True, but it was still 100% her fault, 0% her parents’ fault.

If paying for this becomes a contribruting factor in causing subsequent financial difficulties for her, and for some reason she is unable to earn money to fix the problem, then that is the time for parental support.

Exactly what I was thinking.

Making her pay $330 to replace a passenger side mirror? You’re all crazy.

http://www.directauto.com/product-exec/product_id/105307/nm/2003_2008_Toyota_Matrix_Black_Electric_Passenger_Side_Mirror_Assembly

It looks like a perfectly fine replacement can be had for $60. If she’s in college, she’s probably smart enough to do the job herself with a few tools. Chalk it up to a silly mistake, let her borrow your tools, and have her replace the mirror herself. You can pay for it or not depending on how magnanimous you’re feeling.

The big decision here is if there’s a lesson to be taught and if punishment is necessary. It sounds like there isn’t.

A SEPARATE decision is about money. It sounds like she can’t afford it.

Looks like parents should pay.

This has nothing to do with punishment. She is of age to be legally and morally responsible for damaging someone else’s property. Punishment is something added above the cost of damage if it was done deliberately.

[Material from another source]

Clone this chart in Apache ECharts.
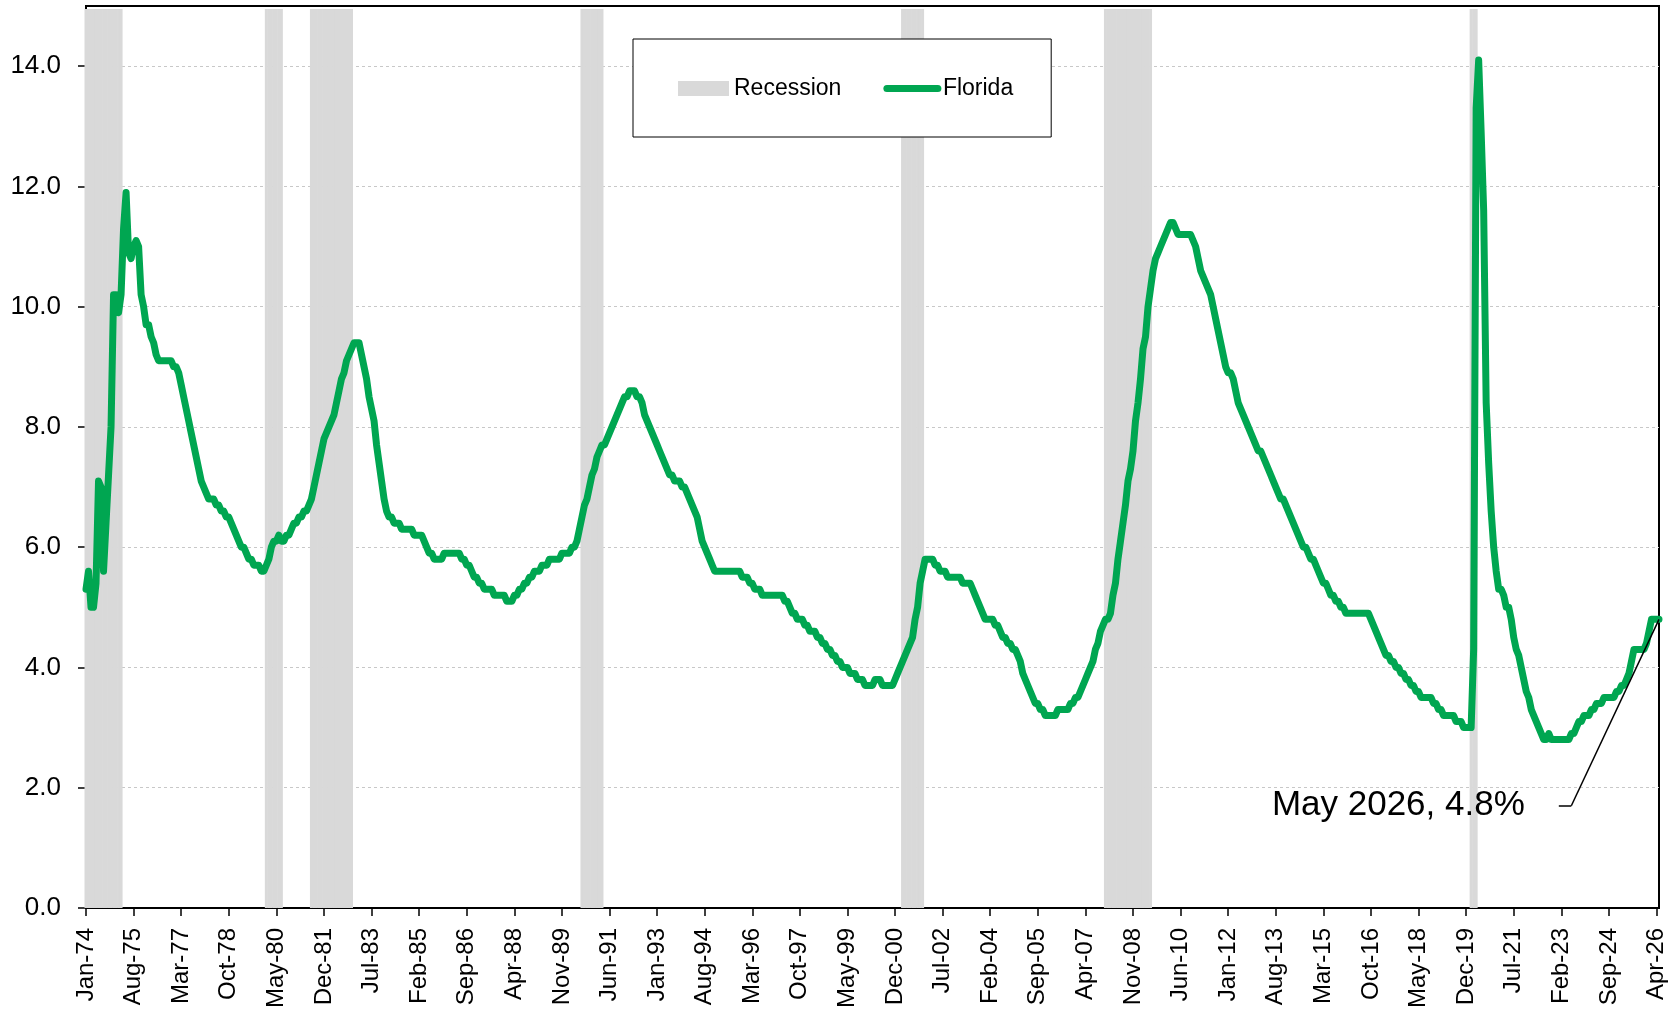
<!DOCTYPE html>
<html>
<head>
<meta charset="utf-8">
<title>Florida unemployment rate</title>
<script src="https://cdn.jsdelivr.net/npm/echarts@6/dist/echarts.min.js"></script>
<style>
  html, body { margin: 0; padding: 0; background: #fff; }
  #chart { width: 1675px; height: 1011px; }
</style>
</head>
<body>
<div id="chart"></div>
<script>
// monthly unemployment rate, Jan-74 .. May-26
const florida = [
  5.3, 5.6, 5.0, 5.0, 5.4, 7.1, 7.0, 5.6, 6.4, 7.2, 8.0, 10.2,      // 1974
  10.2, 9.9, 10.2, 11.3, 11.9, 10.9, 10.8, 11.0, 11.1, 11.0, 10.2, 10.0, // 1975
  9.7, 9.7, 9.5, 9.4, 9.2, 9.1, 9.1, 9.1, 9.1, 9.1, 9.1, 9.0,       // 1976
  9.0, 8.9, 8.7, 8.5, 8.3, 8.1, 7.9, 7.7, 7.5, 7.3, 7.1, 7.0,       // 1977
  6.9, 6.8, 6.8, 6.8, 6.7, 6.7, 6.6, 6.6, 6.5, 6.5, 6.4, 6.3,       // 1978
  6.2, 6.1, 6.0, 6.0, 5.9, 5.8, 5.8, 5.7, 5.7, 5.7, 5.6, 5.6,       // 1979
  5.7, 5.8, 6.0, 6.1, 6.1, 6.2, 6.1, 6.1, 6.2, 6.2, 6.3, 6.4,       // 1980
  6.4, 6.5, 6.5, 6.6, 6.6, 6.7, 6.8, 7.0, 7.2, 7.4, 7.6, 7.8,       // 1981
  7.9, 8.0, 8.1, 8.2, 8.4, 8.6, 8.8, 8.9, 9.1, 9.2, 9.3, 9.4,       // 1982
  9.4, 9.4, 9.2, 9.0, 8.8, 8.5, 8.3, 8.1, 7.7, 7.4, 7.1, 6.8,       // 1983
  6.6, 6.5, 6.5, 6.4, 6.4, 6.4, 6.3, 6.3, 6.3, 6.3, 6.3, 6.2,       // 1984
  6.2, 6.2, 6.2, 6.1, 6.0, 5.9, 5.9, 5.8, 5.8, 5.8, 5.8, 5.9,       // 1985
  5.9, 5.9, 5.9, 5.9, 5.9, 5.9, 5.8, 5.8, 5.7, 5.7, 5.6, 5.5,       // 1986
  5.5, 5.4, 5.4, 5.3, 5.3, 5.3, 5.3, 5.2, 5.2, 5.2, 5.2, 5.2,       // 1987
  5.1, 5.1, 5.1, 5.2, 5.2, 5.3, 5.3, 5.4, 5.4, 5.5, 5.5, 5.6,       // 1988
  5.6, 5.6, 5.7, 5.7, 5.7, 5.8, 5.8, 5.8, 5.8, 5.8, 5.9, 5.9,       // 1989
  5.9, 5.9, 6.0, 6.0, 6.1, 6.3, 6.5, 6.7, 6.8, 7.0, 7.2, 7.3,       // 1990
  7.5, 7.6, 7.7, 7.7, 7.8, 7.9, 8.0, 8.1, 8.2, 8.3, 8.4, 8.5,       // 1991
  8.5, 8.6, 8.6, 8.6, 8.5, 8.5, 8.4, 8.2, 8.1, 8.0, 7.9, 7.8,       // 1992
  7.7, 7.6, 7.5, 7.4, 7.3, 7.2, 7.2, 7.1, 7.1, 7.1, 7.0, 7.0,       // 1993
  6.9, 6.8, 6.7, 6.6, 6.5, 6.3, 6.1, 6.0, 5.9, 5.8, 5.7, 5.6,       // 1994
  5.6, 5.6, 5.6, 5.6, 5.6, 5.6, 5.6, 5.6, 5.6, 5.6, 5.5, 5.5,       // 1995
  5.5, 5.4, 5.4, 5.3, 5.3, 5.3, 5.2, 5.2, 5.2, 5.2, 5.2, 5.2,       // 1996
  5.2, 5.2, 5.2, 5.1, 5.1, 5.0, 4.9, 4.9, 4.8, 4.8, 4.8, 4.7,       // 1997
  4.7, 4.6, 4.6, 4.6, 4.5, 4.5, 4.4, 4.4, 4.3, 4.3, 4.2, 4.2,       // 1998
  4.1, 4.1, 4.0, 4.0, 4.0, 3.9, 3.9, 3.9, 3.8, 3.8, 3.8, 3.7,       // 1999
  3.7, 3.7, 3.7, 3.8, 3.8, 3.8, 3.7, 3.7, 3.7, 3.7, 3.7, 3.8,       // 2000
  3.9, 4.0, 4.1, 4.2, 4.3, 4.4, 4.5, 4.8, 5.0, 5.4, 5.6, 5.8,       // 2001
  5.8, 5.8, 5.8, 5.7, 5.7, 5.6, 5.6, 5.6, 5.5, 5.5, 5.5, 5.5,       // 2002
  5.5, 5.5, 5.4, 5.4, 5.4, 5.4, 5.3, 5.2, 5.1, 5.0, 4.9, 4.8,       // 2003
  4.8, 4.8, 4.8, 4.7, 4.7, 4.6, 4.5, 4.5, 4.4, 4.4, 4.3, 4.3,       // 2004
  4.2, 4.1, 3.9, 3.8, 3.7, 3.6, 3.5, 3.4, 3.4, 3.3, 3.3, 3.2,       // 2005
  3.2, 3.2, 3.2, 3.2, 3.3, 3.3, 3.3, 3.3, 3.3, 3.4, 3.4, 3.5,       // 2006
  3.5, 3.6, 3.7, 3.8, 3.9, 4.0, 4.1, 4.3, 4.4, 4.6, 4.7, 4.8,       // 2007
  4.8, 4.9, 5.2, 5.4, 5.8, 6.1, 6.4, 6.7, 7.1, 7.3, 7.6, 8.1,       // 2008
  8.4, 8.8, 9.3, 9.5, 10.0, 10.3, 10.6, 10.8, 10.9, 11.0, 11.1, 11.2, // 2009
  11.3, 11.4, 11.4, 11.3, 11.2, 11.2, 11.2, 11.2, 11.2, 11.2, 11.1, 11.0, // 2010
  10.8, 10.6, 10.5, 10.4, 10.3, 10.2, 10.0, 9.8, 9.6, 9.4, 9.2, 9.0, // 2011
  8.9, 8.9, 8.8, 8.6, 8.4, 8.3, 8.2, 8.1, 8.0, 7.9, 7.8, 7.7,       // 2012
  7.6, 7.6, 7.5, 7.4, 7.3, 7.2, 7.1, 7.0, 6.9, 6.8, 6.8, 6.7,       // 2013
  6.6, 6.5, 6.4, 6.3, 6.2, 6.1, 6.0, 6.0, 5.9, 5.8, 5.8, 5.7,       // 2014
  5.6, 5.5, 5.4, 5.4, 5.3, 5.2, 5.2, 5.1, 5.1, 5.0, 5.0, 4.9,       // 2015
  4.9, 4.9, 4.9, 4.9, 4.9, 4.9, 4.9, 4.9, 4.9, 4.8, 4.7, 4.6,       // 2016
  4.5, 4.4, 4.3, 4.2, 4.2, 4.1, 4.1, 4.0, 4.0, 3.9, 3.9, 3.8,       // 2017
  3.8, 3.7, 3.7, 3.6, 3.6, 3.5, 3.5, 3.5, 3.5, 3.5, 3.4, 3.4,       // 2018
  3.3, 3.3, 3.2, 3.2, 3.2, 3.2, 3.2, 3.1, 3.1, 3.1, 3.0, 3.0,       // 2019
  3.0, 3.0, 4.3, 13.3, 14.1, 12.9, 11.6, 8.4, 7.4, 6.6, 6.0, 5.6,   // 2020
  5.3, 5.3, 5.2, 5.0, 5.0, 4.8, 4.5, 4.3, 4.2, 4.0, 3.8, 3.6,       // 2021
  3.5, 3.3, 3.2, 3.1, 3.0, 2.9, 2.8, 2.8, 2.9, 2.8, 2.8, 2.8,       // 2022
  2.8, 2.8, 2.8, 2.8, 2.8, 2.9, 2.9, 3.0, 3.1, 3.1, 3.2, 3.2,       // 2023
  3.2, 3.3, 3.3, 3.4, 3.4, 3.4, 3.5, 3.5, 3.5, 3.5, 3.5, 3.6,       // 2024
  3.6, 3.7, 3.7, 3.8, 3.9, 4.1, 4.3, 4.3, 4.3, 4.3, 4.3, 4.4,       // 2025
  4.6, 4.8, 4.8, 4.8, 4.8                                           // 2026
];

// NBER recessions (first month, last month)
const recessions = [
  ['Jan-74', 'Mar-75'],
  ['Jan-80', 'Jul-80'],
  ['Jul-81', 'Nov-82'],
  ['Jul-90', 'Mar-91'],
  ['Mar-01', 'Nov-01'],
  ['Dec-07', 'Jun-09'],
  ['Feb-20', 'Apr-20']
];

const yTicks = [0, 2, 4, 6, 8, 10, 12, 14];
const annotationText = 'May 2026, 4.8%';

const MON = ['Jan', 'Feb', 'Mar', 'Apr', 'May', 'Jun', 'Jul', 'Aug', 'Sep', 'Oct', 'Nov', 'Dec'];
const months = florida.map((v, i) =>
  MON[i % 12] + '-' + String((1974 + Math.floor(i / 12)) % 100).padStart(2, '0'));

// shade recession months up to just under the top of the axis
const shade = months.map(() => '-');
recessions.forEach(([a, b]) => {
  for (let i = months.indexOf(a); i <= months.indexOf(b); i++) shade[i] = 14.95;
});

const last = florida.length - 1;
const FONT = 'Liberation Sans, Arial, sans-serif';
const GREEN = '#00a651';

const chart = echarts.init(document.getElementById('chart'), null, { renderer: 'canvas' });

chart.setOption({
  animation: false,
  backgroundColor: '#fff',
  textStyle: { fontFamily: FONT, color: '#000' },
  grid: {
    left: 86, right: 16, top: 6, bottom: 99,
    show: true, borderColor: '#000', borderWidth: 2
  },
  legend: {
    left: 633, top: 39,
    padding: [38, 38, 37, 45],
    backgroundColor: '#fff',
    borderColor: '#000', borderWidth: 1,
    borderRadius: 0,
    itemWidth: 51, itemHeight: 15, itemGap: 42,
    lineStyle: { width: 7, cap: 'round' },
    textStyle: { fontSize: 23, color: '#000', fontFamily: FONT },
    data: [
      { name: 'Recession', icon: 'rect' },
      { name: 'Florida', itemStyle: { opacity: 0 } }
    ]
  },
  xAxis: {
    type: 'category',
    data: months,
    boundaryGap: false,
    axisLine: { lineStyle: { color: '#000', width: 2 } },
    axisTick: { interval: 18, length: 8, lineStyle: { color: '#000', width: 1.5 } },
    axisLabel: {
      interval: 18, rotate: 90, margin: 20,
      fontSize: 24, color: '#000', fontFamily: FONT
    },
    splitLine: { show: false }
  },
  yAxis: {
    type: 'value',
    min: 0, max: 15, interval: 2,
    axisLine: { show: true, lineStyle: { color: '#000', width: 2 } },
    axisTick: { show: true, length: 8, lineStyle: { color: '#000', width: 1.5 } },
    axisLabel: {
      margin: 25, fontSize: 26, color: '#000', fontFamily: FONT,
      showMaxLabel: false,
      formatter: v => (yTicks.indexOf(v) >= 0 ? v.toFixed(1) : '')
    },
    splitLine: {
      showMinLine: false, showMaxLine: false,
      lineStyle: { color: '#c8c8c8', type: [3, 3], width: 1 }
    }
  },
  series: [
    {
      name: 'Recession',
      type: 'bar',
      data: shade,
      barWidth: 3,
      itemStyle: { color: '#d9d9d9' },
      silent: true
    },
    {
      name: 'Florida',
      type: 'line',
      data: florida,
      symbol: 'none',
      lineStyle: { color: GREEN, width: 7, join: 'round', cap: 'round' },
      itemStyle: { color: GREEN },
      z: 3,
      markLine: {
        silent: true,
        symbol: ['none', 'none'],
        lineStyle: { color: '#000', width: 1.5, type: 'solid' },
        label: { show: false },
        data: [
          [
            {
              coord: [588, 1.7],
              label: {
                show: true, position: 'start', distance: 34,
                formatter: annotationText,
                fontSize: 35, color: '#000', fontFamily: FONT
              }
            },
            { coord: [593, 1.7] }
          ],
          [{ coord: [593, 1.7] }, { coord: [last, florida[last]] }]
        ]
      }
    }
  ]
});
</script>
</body>
</html>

If she can’t afford it she can donate plasma.

You mean like post 26? :slight_smile:

Thnaks for all the responses. Interesting to hear the wide range of approaches folks can have to an issue like this.

I guess my “kid” called my wife very apologetic, took full responsibility, and promised to pay for it and do whatever it took to get it repaired. I dunno why tradesmen seem to so frequently park right in the middle of the driveway, but they seem to. Heck, we even have a turn-around they could use - but it is the rare tradesman who does so. I dunno whether the kid was late for the appointment, but even if she were, IMO it is her fault for being late getting out of the house. The dentist is maybe 1.5 miles away and the weather was nice. Instead of driving she could have walked or (as she ended up doing) borrowed a bike. So IMO she chose to borrow the car, and then made a series of bad choices that resulted in damage. So she pays.

It is repaired, and cost the kid right around $300. We had a coupon for 15% off the cost of the part. I think it made a big impression on her. She HATES to spend money, and I think she learned how quickly a poor decision could cost a considerable amount. We give our kids a set amount towards school - they are responsible for coming up with everything else, in addition to saving for expenses they expect when they get out of school. The kid in question has around $8k saved. We owed her ~ $900 for this school year, so we cut her a check for $600.

Regarding those who advocate having the kid repair it herself, several reasons we didn’t go that route.
-The car in question is my wife’s daily driver, so she wanted it fixed quickly and well.
-Tho a few years old with its share of dings, it is in very good shape with @ 60k miles on it. Would like it to last at least a couple more years - possibly longer. Hell, maybe one of my kids will buy it off us at some point cheap.
-With the kid going back to school today and a reasonably ful schedule between then and now, I’m not sure how realistic it would have been to have her look around for a junkyard piece, pick it up, have it painted if necessary, and then have the kid work at repairing it. Getting it fixed as we did took 2 phone calls, and then driving it to the shop 5 minutes from home. To some extent, time and convenience is worth some $ to us.
-Also, no guarantee she would do as good of a job as the shop - and - as it is my wife’s daily driver, she wants the job done well.
-We felt it was dangerous to drive without the mirror (not to mention possibly illegal), so we didn’t want to wait until whenever the kid came home again.
-And $300 was not enough - for either her or us - to really stretch this out in order to save a few bucks. Fortunately she is in a position where she does have enough to pay for it, and we are certainly in a position where we place a pretty high price on our leisure time.

So that’s how we handled it. Seems to have worked well. Food for thought should you face a similar situation in the future.